### What to produce
Take the lines beginning with the one that contains "Emit a Python" and ending with the one that contains "three_e = [0.554, 0.555, 0.569, 0.590, 0.597]", and set them down exactly. Omit all pictures.

### Data extract

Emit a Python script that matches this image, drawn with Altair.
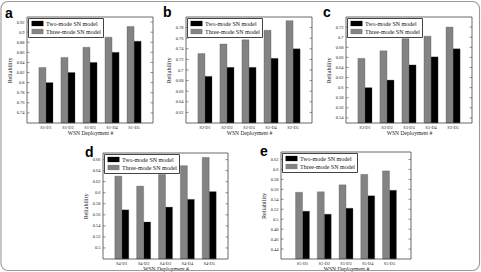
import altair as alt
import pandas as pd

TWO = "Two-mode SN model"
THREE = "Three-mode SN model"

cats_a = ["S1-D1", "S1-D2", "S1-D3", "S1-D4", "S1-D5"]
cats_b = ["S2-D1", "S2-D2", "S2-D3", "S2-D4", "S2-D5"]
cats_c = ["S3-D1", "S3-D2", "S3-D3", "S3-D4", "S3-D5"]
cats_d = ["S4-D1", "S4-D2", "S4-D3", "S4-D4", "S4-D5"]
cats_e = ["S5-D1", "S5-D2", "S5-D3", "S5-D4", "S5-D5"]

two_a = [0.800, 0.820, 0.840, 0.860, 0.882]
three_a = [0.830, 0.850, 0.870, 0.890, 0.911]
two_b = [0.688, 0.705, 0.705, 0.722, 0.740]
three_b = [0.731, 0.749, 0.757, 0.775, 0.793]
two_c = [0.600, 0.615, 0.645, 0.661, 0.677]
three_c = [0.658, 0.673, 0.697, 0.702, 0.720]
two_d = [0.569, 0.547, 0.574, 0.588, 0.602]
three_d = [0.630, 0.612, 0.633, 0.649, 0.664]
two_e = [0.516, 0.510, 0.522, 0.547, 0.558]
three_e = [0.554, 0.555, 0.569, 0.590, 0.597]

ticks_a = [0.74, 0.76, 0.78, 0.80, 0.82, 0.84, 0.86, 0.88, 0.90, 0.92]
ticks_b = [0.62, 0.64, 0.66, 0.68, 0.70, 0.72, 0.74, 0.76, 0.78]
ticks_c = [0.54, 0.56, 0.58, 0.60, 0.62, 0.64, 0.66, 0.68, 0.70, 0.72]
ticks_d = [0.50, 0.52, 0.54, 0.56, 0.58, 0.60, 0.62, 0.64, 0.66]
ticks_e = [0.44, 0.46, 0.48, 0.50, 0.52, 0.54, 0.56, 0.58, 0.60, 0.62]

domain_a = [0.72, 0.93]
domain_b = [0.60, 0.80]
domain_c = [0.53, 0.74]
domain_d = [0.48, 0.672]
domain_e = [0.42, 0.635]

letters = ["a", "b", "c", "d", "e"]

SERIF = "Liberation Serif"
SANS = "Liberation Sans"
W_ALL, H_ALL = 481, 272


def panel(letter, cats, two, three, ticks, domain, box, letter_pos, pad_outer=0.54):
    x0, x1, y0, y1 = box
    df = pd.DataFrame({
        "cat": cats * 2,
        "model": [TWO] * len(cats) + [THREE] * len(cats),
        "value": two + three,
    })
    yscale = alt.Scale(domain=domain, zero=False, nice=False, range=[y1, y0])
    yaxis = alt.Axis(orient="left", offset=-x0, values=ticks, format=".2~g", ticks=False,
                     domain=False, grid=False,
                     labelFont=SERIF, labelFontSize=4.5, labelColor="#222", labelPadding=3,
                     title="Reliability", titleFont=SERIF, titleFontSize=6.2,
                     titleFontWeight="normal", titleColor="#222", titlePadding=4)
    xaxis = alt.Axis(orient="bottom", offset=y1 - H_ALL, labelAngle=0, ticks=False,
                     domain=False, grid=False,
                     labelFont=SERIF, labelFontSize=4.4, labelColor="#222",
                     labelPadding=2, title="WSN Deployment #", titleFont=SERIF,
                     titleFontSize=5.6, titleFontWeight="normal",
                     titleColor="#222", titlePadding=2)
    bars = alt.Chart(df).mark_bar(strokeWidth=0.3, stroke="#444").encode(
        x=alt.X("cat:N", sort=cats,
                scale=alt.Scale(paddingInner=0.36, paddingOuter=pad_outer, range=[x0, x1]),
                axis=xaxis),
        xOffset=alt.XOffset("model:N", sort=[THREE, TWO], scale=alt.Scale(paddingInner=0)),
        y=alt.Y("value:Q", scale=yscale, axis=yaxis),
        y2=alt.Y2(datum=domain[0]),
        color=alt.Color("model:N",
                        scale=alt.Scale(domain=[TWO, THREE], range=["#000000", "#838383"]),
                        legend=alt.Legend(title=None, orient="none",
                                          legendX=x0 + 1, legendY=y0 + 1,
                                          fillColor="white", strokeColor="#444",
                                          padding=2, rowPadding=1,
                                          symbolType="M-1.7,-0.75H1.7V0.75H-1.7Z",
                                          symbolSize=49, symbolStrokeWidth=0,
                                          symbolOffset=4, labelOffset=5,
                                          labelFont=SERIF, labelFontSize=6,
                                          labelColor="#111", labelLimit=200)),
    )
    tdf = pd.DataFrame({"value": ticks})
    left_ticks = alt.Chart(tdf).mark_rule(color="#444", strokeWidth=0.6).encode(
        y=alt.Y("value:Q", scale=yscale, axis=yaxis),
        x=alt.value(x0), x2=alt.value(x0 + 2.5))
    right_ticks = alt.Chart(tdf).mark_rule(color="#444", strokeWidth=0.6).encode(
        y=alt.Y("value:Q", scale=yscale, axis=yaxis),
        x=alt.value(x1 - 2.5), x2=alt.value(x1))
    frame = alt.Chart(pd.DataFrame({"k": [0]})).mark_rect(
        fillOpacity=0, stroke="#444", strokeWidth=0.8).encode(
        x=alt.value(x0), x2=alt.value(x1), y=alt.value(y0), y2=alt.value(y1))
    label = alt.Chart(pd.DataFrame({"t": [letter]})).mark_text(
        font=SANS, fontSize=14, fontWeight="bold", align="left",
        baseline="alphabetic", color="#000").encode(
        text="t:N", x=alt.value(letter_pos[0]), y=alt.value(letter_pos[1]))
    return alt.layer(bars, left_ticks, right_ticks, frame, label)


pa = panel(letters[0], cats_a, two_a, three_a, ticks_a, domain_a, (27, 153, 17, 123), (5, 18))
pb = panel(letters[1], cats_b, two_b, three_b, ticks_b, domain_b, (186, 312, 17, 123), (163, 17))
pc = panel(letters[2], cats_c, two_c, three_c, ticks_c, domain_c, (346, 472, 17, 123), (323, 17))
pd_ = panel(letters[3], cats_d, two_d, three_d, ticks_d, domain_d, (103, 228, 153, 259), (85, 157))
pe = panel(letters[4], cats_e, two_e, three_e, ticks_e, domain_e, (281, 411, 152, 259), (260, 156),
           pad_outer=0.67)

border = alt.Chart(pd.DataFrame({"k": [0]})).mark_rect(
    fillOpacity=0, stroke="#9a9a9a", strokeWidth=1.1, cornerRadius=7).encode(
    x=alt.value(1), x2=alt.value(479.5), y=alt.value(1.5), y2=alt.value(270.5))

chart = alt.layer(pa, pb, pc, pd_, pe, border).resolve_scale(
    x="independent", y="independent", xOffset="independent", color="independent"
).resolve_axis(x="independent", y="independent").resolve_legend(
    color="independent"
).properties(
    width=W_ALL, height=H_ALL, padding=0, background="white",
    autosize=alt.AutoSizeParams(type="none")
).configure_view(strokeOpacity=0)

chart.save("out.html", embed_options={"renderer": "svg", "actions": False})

...

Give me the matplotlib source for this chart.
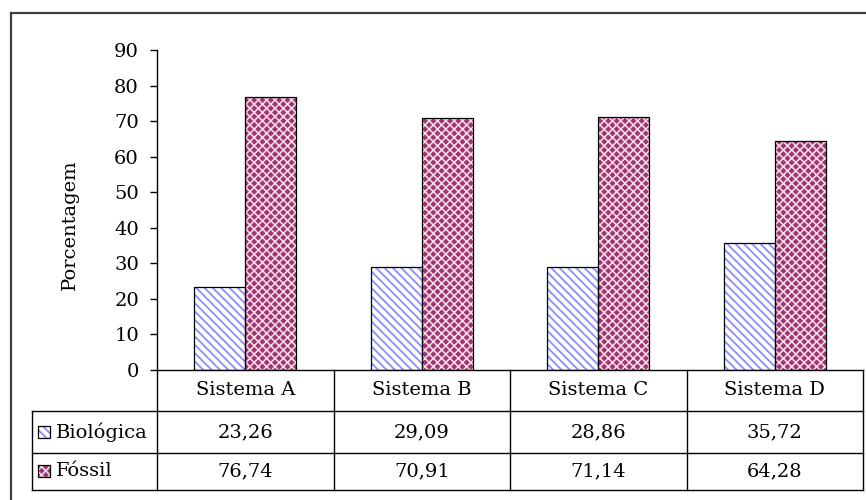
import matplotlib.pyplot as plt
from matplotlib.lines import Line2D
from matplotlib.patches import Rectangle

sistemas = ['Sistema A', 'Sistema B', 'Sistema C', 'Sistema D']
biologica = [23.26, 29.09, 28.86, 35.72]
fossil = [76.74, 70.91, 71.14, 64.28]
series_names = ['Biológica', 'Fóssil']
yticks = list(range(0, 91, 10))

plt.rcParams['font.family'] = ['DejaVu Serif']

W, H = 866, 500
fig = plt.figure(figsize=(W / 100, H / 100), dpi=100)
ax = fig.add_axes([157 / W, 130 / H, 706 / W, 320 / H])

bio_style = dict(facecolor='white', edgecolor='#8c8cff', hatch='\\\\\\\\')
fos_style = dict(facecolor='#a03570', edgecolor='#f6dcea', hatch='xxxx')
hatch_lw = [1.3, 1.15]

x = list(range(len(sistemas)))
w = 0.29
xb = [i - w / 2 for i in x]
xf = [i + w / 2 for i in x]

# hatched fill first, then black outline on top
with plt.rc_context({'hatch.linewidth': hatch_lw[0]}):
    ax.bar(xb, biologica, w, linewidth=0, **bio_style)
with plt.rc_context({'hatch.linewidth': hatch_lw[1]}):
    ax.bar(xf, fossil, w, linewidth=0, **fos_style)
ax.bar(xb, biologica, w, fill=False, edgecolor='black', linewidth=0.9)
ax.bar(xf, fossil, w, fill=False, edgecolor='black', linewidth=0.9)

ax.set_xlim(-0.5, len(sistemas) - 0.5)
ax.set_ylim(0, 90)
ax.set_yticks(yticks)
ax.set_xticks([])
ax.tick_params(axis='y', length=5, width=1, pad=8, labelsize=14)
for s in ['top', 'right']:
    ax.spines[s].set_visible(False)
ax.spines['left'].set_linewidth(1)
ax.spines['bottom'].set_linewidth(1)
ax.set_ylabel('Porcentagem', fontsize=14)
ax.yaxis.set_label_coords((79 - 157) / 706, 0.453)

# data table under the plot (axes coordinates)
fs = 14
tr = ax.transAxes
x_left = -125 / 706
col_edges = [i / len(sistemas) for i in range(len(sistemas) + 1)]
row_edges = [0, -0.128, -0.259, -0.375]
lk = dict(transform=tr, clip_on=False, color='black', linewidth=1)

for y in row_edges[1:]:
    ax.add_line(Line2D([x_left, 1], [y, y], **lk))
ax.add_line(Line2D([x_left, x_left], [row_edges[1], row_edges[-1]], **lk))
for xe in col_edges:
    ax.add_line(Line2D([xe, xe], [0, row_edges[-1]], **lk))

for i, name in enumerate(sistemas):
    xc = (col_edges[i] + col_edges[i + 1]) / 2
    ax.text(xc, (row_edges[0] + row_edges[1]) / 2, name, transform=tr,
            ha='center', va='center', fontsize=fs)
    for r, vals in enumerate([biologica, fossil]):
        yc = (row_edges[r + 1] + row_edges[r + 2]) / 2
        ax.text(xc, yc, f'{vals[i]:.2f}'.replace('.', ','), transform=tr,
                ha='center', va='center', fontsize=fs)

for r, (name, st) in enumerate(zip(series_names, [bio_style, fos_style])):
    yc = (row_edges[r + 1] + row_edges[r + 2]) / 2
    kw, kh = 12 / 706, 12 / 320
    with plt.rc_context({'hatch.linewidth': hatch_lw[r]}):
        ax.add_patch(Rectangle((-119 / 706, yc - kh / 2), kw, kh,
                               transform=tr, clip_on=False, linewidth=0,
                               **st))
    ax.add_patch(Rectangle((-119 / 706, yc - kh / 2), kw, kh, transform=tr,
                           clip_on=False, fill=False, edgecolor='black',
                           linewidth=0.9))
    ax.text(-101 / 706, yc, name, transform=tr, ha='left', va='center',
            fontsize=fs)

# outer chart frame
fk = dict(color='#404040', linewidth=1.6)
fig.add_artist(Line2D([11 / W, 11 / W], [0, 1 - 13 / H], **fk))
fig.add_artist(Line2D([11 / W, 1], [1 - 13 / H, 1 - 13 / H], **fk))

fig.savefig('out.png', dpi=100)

---

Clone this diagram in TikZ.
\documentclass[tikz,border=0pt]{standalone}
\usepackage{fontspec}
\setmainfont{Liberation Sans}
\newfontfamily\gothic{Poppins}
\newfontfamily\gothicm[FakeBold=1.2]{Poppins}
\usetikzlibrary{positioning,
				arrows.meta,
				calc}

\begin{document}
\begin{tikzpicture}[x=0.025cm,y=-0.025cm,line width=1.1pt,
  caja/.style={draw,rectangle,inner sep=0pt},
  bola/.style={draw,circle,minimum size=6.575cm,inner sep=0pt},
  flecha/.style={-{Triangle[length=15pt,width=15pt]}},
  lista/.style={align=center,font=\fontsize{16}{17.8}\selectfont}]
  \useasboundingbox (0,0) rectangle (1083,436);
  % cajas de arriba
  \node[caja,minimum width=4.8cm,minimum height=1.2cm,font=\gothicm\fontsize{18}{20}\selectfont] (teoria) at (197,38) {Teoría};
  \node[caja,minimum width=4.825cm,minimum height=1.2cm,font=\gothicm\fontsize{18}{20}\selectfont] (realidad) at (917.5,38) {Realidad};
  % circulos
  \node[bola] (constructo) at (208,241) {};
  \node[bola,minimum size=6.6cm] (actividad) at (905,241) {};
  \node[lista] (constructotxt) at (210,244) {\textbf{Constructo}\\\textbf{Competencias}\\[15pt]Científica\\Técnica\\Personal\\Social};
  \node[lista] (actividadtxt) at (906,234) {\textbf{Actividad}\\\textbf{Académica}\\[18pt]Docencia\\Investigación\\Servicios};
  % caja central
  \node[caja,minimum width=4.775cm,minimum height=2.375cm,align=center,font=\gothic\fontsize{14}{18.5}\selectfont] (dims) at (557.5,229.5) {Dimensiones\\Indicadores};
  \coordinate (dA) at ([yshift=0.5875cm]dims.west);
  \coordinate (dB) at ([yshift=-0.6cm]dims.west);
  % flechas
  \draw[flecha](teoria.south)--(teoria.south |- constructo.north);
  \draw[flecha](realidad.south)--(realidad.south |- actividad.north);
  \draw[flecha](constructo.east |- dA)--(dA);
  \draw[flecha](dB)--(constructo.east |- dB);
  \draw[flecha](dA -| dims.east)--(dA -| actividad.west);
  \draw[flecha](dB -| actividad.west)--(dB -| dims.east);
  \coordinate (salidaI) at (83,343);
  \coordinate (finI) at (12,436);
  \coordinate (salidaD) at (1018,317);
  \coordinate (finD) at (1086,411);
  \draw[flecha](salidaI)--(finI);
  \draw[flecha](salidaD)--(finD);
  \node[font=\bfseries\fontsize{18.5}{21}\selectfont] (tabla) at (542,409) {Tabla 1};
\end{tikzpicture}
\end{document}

### Completed exercise
Emit a Python script that matches this image, drawn with Altair.
import altair as alt
import pandas as pd

TWO = "Two-mode SN model"
THREE = "Three-mode SN model"

cats_a = ["S1-D1", "S1-D2", "S1-D3", "S1-D4", "S1-D5"]
cats_b = ["S2-D1", "S2-D2", "S2-D3", "S2-D4", "S2-D5"]
cats_c = ["S3-D1", "S3-D2", "S3-D3", "S3-D4", "S3-D5"]
cats_d = ["S4-D1", "S4-D2", "S4-D3", "S4-D4", "S4-D5"]
cats_e = ["S5-D1", "S5-D2", "S5-D3", "S5-D4", "S5-D5"]

two_a = [0.800, 0.820, 0.840, 0.860, 0.882]
three_a = [0.830, 0.850, 0.870, 0.890, 0.911]
two_b = [0.688, 0.705, 0.705, 0.722, 0.740]
three_b = [0.731, 0.749, 0.757, 0.775, 0.793]
two_c = [0.600, 0.615, 0.645, 0.661, 0.677]
three_c = [0.658, 0.673, 0.697, 0.702, 0.720]
two_d = [0.569, 0.547, 0.574, 0.588, 0.602]
three_d = [0.630, 0.612, 0.633, 0.649, 0.664]
two_e = [0.516, 0.510, 0.522, 0.547, 0.558]
three_e = [0.554, 0.555, 0.569, 0.590, 0.597]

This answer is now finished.